Exercise goal>
Repeat exactly the lines of the listing below, please, starting with the first and ending with the line containing "99.1, 99.5, 99.62];"; leave out the rest.
• • • • • • •
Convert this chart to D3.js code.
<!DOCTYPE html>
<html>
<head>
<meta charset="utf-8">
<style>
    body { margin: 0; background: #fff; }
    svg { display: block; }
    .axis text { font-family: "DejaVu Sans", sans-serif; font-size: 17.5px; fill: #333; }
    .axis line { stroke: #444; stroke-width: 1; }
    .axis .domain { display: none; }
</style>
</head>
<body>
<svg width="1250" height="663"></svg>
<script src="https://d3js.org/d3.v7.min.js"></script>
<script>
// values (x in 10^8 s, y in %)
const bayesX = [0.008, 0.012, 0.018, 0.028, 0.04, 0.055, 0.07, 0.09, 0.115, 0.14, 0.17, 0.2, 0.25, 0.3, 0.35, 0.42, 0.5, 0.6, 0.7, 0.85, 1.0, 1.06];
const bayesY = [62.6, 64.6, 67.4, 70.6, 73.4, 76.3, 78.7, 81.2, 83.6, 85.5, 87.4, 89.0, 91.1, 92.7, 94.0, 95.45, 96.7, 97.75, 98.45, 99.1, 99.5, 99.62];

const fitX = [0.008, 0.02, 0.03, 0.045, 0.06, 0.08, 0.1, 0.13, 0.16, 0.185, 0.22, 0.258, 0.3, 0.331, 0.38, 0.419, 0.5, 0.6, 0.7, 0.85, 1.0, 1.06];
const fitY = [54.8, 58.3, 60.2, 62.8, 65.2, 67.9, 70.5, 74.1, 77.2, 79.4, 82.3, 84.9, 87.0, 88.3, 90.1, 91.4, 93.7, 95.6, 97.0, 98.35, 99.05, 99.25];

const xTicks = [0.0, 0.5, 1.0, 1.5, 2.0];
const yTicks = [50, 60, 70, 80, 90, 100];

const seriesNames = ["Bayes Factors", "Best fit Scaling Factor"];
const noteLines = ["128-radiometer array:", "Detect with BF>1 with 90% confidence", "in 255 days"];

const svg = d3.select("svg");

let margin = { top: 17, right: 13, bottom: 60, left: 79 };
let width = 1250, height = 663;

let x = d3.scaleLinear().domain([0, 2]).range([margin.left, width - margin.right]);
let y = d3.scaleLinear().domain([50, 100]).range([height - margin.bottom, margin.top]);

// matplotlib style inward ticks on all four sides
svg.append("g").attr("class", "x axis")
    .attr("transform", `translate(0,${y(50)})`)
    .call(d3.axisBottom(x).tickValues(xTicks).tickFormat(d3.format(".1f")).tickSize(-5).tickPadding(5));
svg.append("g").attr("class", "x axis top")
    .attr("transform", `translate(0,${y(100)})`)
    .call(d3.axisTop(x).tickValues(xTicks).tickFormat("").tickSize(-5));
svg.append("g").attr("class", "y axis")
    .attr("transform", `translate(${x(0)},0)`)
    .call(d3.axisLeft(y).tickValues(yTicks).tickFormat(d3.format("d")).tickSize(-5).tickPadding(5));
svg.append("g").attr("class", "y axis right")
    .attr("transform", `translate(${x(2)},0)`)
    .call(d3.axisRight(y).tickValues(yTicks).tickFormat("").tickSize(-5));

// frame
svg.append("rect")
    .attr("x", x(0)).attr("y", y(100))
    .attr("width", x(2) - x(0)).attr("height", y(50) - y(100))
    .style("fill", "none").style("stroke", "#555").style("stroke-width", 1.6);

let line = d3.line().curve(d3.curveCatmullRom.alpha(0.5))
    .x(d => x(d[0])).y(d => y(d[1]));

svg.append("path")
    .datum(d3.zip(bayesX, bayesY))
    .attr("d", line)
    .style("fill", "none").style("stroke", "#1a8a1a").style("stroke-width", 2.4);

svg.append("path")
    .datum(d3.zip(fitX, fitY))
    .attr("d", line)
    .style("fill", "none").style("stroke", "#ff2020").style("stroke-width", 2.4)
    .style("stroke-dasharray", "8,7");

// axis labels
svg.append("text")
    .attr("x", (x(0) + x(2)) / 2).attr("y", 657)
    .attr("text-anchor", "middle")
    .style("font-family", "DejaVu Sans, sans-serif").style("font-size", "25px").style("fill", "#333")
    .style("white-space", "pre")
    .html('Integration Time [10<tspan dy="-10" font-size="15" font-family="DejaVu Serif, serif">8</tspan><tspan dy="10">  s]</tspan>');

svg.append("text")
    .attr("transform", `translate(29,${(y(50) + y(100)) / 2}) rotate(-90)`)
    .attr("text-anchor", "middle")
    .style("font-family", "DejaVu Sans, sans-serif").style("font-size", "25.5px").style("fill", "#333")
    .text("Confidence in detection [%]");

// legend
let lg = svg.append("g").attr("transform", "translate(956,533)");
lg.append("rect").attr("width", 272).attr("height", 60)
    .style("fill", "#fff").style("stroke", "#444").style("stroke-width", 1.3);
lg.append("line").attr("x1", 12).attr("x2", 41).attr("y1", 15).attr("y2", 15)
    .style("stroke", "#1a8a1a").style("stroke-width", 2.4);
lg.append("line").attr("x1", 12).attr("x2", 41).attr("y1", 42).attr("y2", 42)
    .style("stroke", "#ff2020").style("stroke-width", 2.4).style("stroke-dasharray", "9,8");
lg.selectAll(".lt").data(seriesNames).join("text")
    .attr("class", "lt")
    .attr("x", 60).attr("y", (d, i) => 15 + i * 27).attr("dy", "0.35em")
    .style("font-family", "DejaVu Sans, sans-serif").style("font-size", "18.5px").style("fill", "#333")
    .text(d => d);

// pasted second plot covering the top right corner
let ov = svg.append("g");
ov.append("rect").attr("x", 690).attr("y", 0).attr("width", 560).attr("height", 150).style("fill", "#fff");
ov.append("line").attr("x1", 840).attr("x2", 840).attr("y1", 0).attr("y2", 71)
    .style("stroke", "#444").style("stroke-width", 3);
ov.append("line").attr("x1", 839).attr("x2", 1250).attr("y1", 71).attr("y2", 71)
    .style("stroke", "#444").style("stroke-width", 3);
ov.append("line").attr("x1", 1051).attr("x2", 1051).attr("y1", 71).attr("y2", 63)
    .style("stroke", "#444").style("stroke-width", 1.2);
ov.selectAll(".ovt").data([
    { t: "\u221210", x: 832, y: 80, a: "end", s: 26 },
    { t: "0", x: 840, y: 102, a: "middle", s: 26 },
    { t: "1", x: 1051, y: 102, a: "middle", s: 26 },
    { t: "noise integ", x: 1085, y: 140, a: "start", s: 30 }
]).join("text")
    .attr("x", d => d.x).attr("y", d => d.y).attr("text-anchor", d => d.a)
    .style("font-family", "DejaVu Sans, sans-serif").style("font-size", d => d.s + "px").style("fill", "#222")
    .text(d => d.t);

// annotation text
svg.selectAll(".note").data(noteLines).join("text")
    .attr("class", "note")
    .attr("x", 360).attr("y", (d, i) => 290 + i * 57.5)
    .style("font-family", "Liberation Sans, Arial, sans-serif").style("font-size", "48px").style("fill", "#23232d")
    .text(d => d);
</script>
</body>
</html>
• • • • • • •
Answer to this task>
Convert this chart to D3.js code.
<!DOCTYPE html>
<html>
<head>
<meta charset="utf-8">
<style>
    body { margin: 0; background: #fff; }
    svg { display: block; }
    .axis text { font-family: "DejaVu Sans", sans-serif; font-size: 17.5px; fill: #333; }
    .axis line { stroke: #444; stroke-width: 1; }
    .axis .domain { display: none; }
</style>
</head>
<body>
<svg width="1250" height="663"></svg>
<script src="https://d3js.org/d3.v7.min.js"></script>
<script>
// values (x in 10^8 s, y in %)
const bayesX = [0.008, 0.012, 0.018, 0.028, 0.04, 0.055, 0.07, 0.09, 0.115, 0.14, 0.17, 0.2, 0.25, 0.3, 0.35, 0.42, 0.5, 0.6, 0.7, 0.85, 1.0, 1.06];
const bayesY = [62.6, 64.6, 67.4, 70.6, 73.4, 76.3, 78.7, 81.2, 83.6, 85.5, 87.4, 89.0, 91.1, 92.7, 94.0, 95.45, 96.7, 97.75, 98.45, 99.1, 99.5, 99.62];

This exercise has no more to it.